20 years ago (virtually to the day) saw one of the biggest Risk & Compliance failures in our lifetime – the collapse of Barings bank due to a lack of Governance and Control. This was to change (well, supposedly) the way the Financial Services industry was regulated and also ensure that a catastrophe like that could not occur again. Well we know that it did and we know that it could happen again?
That was the Nineties, then came the Noughties (I prefer the Naughties), and now we are in the Teenies. We all know that teenagers need limits and boundaries or they will misbehave. Banks face a number of regulatory compliance challenges these days and the list keeps growing. The vast number of requirements, the time it takes to fully implement some of the rules, and the regulators’ expectations regarding increased data access are placing unprecedented demands on the compliance functions.
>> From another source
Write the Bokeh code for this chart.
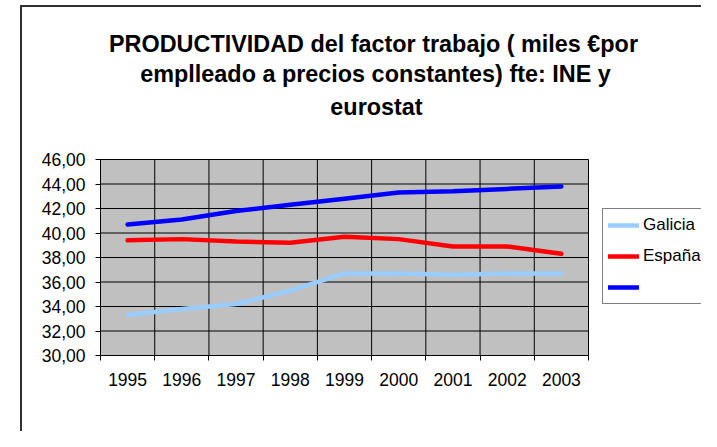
import json
from bokeh.plotting import figure
from bokeh.models import (Range1d, FixedTicker, CustomJSTickFormatter, Label, Arrow,
                          BoxAnnotation, Legend, LegendItem)
from bokeh.embed import file_html
from bokeh.resources import INLINE

# ---- data ----
years = ["1995", "1996", "1997", "1998", "1999", "2000", "2001", "2002", "2003"]
galicia = [33.3, 33.8, 34.2, 35.3, 36.7, 36.7, 36.6, 36.7, 36.7]
espana = [39.4, 39.5, 39.3, 39.2, 39.7, 39.5, 38.9, 38.9, 38.3]
tercera = [40.7, 41.1, 41.8, 42.3, 42.8, 43.3, 43.4, 43.6, 43.8]
series_names = ["Galicia", "España", " "]
y_ticks = [30, 32, 34, 36, 38, 40, 42, 44, 46]
title_lines = ["PRODUCTIVIDAD del factor trabajo ( miles €por",
               "emplleado a precios constantes) fte: INE y",
               "eurostat"]

# ---- geometry (canvas pixels) ----
W, H = 701, 431
FL, FR, FT, FB = 100, 588, 159, 355          # plot area
NX = len(years)
YMIN, YMAX = y_ticks[0], y_ticks[-1]
SX = (FR - FL) / NX
SY = (FB - FT) / (YMAX - YMIN)
X0 = 0 - FL / SX
X1 = NX + (W - FR) / SX
Y0 = YMIN - (H - FB) / SY
Y1 = YMAX + FT / SY

def px_x(px):
    return X0 + px / SX

def px_y(py):
    return Y1 - py / SY

p = figure(width=W, height=H, output_backend="svg", toolbar_location=None, tools="",
           x_range=Range1d(X0, X1), y_range=Range1d(Y0, Y1),
           min_border=0, min_border_left=0, min_border_right=0,
           min_border_top=0, min_border_bottom=0)
p.background_fill_color = "white"
p.border_fill_color = "white"
p.outline_line_color = None
p.xgrid.visible = False
p.ygrid.visible = False

# plot area background
p.add_layout(BoxAnnotation(left=0, right=NX, bottom=YMIN, top=YMAX,
                           fill_color="#C0C0C0", fill_alpha=1,
                           line_color="#808080", line_width=1, level="underlay"))

xs = [i + 0.5 for i in range(NX)]
bounds_x = list(range(NX + 1))

# grid lines from the ticks
p.segment(x0=bounds_x, y0=[YMIN] * len(bounds_x), x1=bounds_x, y1=[YMAX] * len(bounds_x),
          line_color="black", line_width=1)
p.segment(x0=[0] * len(y_ticks), y0=y_ticks, x1=[NX] * len(y_ticks), y1=y_ticks,
          line_color="black", line_width=1)

colors = ["#99CCFF", "#FF0000", "#0000FF"]
renderers = []
for vals, c in zip([galicia, espana, tercera], colors):
    r = p.line(xs, vals, line_color=c, line_width=4.5, line_join="round", line_cap="round")
    renderers.append(r)

# axes
font = "Liberation Sans"
xa = p.xaxis[0]
ya = p.yaxis[0]
xa.fixed_location = YMIN
ya.fixed_location = 0
xa.bounds = (0, NX)
ya.bounds = (YMIN, YMAX)
xa.ticker = FixedTicker(ticks=xs, minor_ticks=bounds_x)
xa.formatter = CustomJSTickFormatter(
    code="const labels = %s; return labels[Math.round(tick - 0.5)];" % json.dumps(years))
xa.major_tick_out = 0
xa.major_tick_in = 0
xa.minor_tick_out = 5
xa.minor_tick_in = 0
xa.minor_tick_line_color = "black"
xa.major_label_standoff = 12
ya.ticker = FixedTicker(ticks=y_ticks)
ya.formatter = CustomJSTickFormatter(code="return tick.toFixed(2).replace('.', ',');")
ya.major_tick_out = 5
ya.major_tick_in = 0
ya.minor_tick_line_color = None
ya.major_label_standoff = 10
for ax in (xa, ya):
    ax.axis_line_color = "black"
    ax.axis_line_width = 1
    ax.major_tick_line_color = "black"
    ax.major_label_text_font = font
    ax.major_label_text_font_size = "17.5px"
    ax.major_label_text_color = "black"

# title
title_pos = [(373, 43.3), (375, 73.5), (376, 106)]
for txt, (cx, by) in zip(title_lines, title_pos):
    p.add_layout(Label(x=px_x(cx), y=px_y(by), text=txt, text_font=font,
                       text_font_style="bold", text_font_size="23.4px", text_color="black",
                       text_align="center", text_baseline="alphabetic"))

# outer chart frame
for (x0, y0, x1, y1) in [(19.5, 5.5, W, 5.5), (20.5, 4.5, 20.5, H)]:
    p.add_layout(Arrow(end=None, x_start=px_x(x0), y_start=px_y(y0), x_end=px_x(x1), y_end=px_y(y1),
                       line_color="#303030", line_width=2))

# legend
legend = Legend(items=[LegendItem(label=n, renderers=[r]) for n, r in zip(series_names, renderers)],
                location=(602, H - 304),
                padding=5, spacing=9, margin=0,
                glyph_width=31, glyph_height=22, label_height=22, label_standoff=4,
                label_text_font=font, label_text_font_size="17px", label_text_color="black",
                border_line_color="black", border_line_width=1,
                background_fill_color="white", background_fill_alpha=1)
p.add_layout(legend)

open("out.html", "w").write(file_html(p, INLINE))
As a result of these issues there is a real trend in the industry to establish a central regulatory management office (RMO). We have seen large Finance transformation programmes, then Finance & Risk transformation programmes, then Risk transformation programmes and now ….. Compliance transformation programmes. The role of a central RMO would be to drive consistency and identify common regulatory requirements across the organisation. The ultimate dream to stop those nightmares keeping the CRO and CCO awake at night? A continuous regulatory compliance and control service.
We talk about Black Swan events in Risk Management (events you can never predict). In Compliance, though, the industry cannot afford a Black Ostrich event – burying the head in the sand. We are at the crossroads of economic uncertainty globally, particularly in Europe. God help us if the Federal Reserve ever considered raising interest rates …..
The Return of the King – A New Framework for Market Risk
New regulation is slowly emerging from the sleepy slopes of Basel, which will have the largest impact on market risk calculations since the mid-1990s.
The Fundamental Review of the Trading Book outlines a revised framework and proposes a number of specific measures to calculate Market risk. The scope is wide and covers:
– Reclassification of the definition of the boundaries between the Trading and Banking Book
– Introduction of a mandatory Standardised model
– Improvement in Capital Measures for Internal models approach using Expected Shortfall instead of VaR
– Incremental Default Risk
– Capital add-on related to stress testing and scenario analysis
-Significant increase in the number of simulation runs for Internal Model approval
The full regulations are expected to be implemented in 2017 but there are major implementation issues for Banks with current Internal model Approval. It appears that the rumours of the death of the Quants are very much exaggerated!!!